In a two-hour session of questions Monday, City Council members asked about the authority's power to tax, levy bonds and seize land.
At the same time, members of the existing port authority asked some questions of their own.
We clean up dirty, abandoned and polluted sites, authority Chairman Tom Brush said. We're just asking that you do no harm to the current port authority's work.
Since it was formed three years ago, the Port Authority for Brownfields Redevelopment has concentrated on cleaning up industrial waste sites in Hamilton County.
We are a port authority with no port and no authority, Mr.
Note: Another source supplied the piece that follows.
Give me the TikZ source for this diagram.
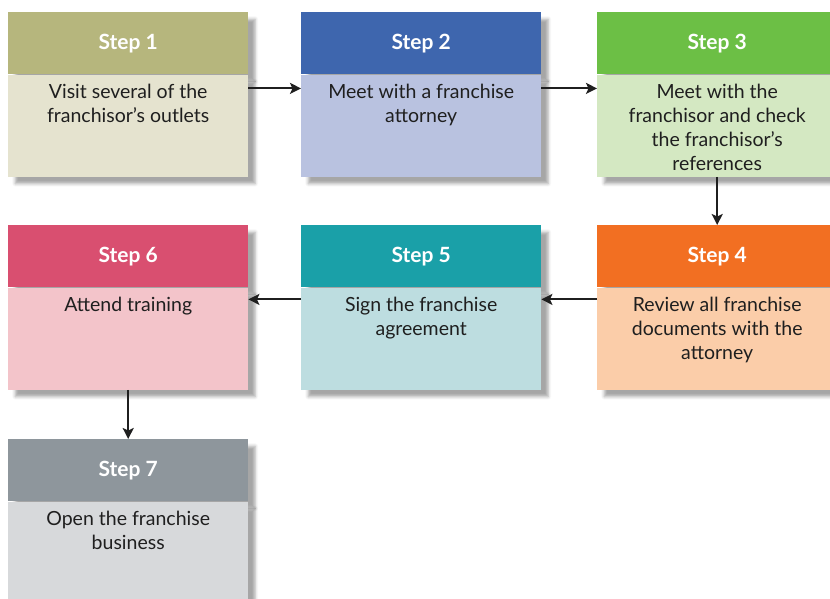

Brush said.
Now a riverfront advisory group said the authority is the only agency that can pull off The Banks, a $250 million plan to build housing, shops, office space, restaurants and a park between the two new sports stadiums.
They said expanding the financial and legislative power of the city-county authority would allow it to oversee construction and raise the $177 million still needed for development, including $81.2 million to pay for a 71-acre park.
Answers need to be forthcoming in the next two weeks, or The Banks could fall behind a schedule that calls for development proposals by August 1.
Council members asked the city manager to meet with Hamilton County officials and port authority members to hammer out a plan by next week.
Councilwoman Alicia Reece said she is concerned about that deadline, because it took city administrators three weeks to come up with a list of questions.
We're going to need a lot of answers before we go on, she said, calling the plan a great vision.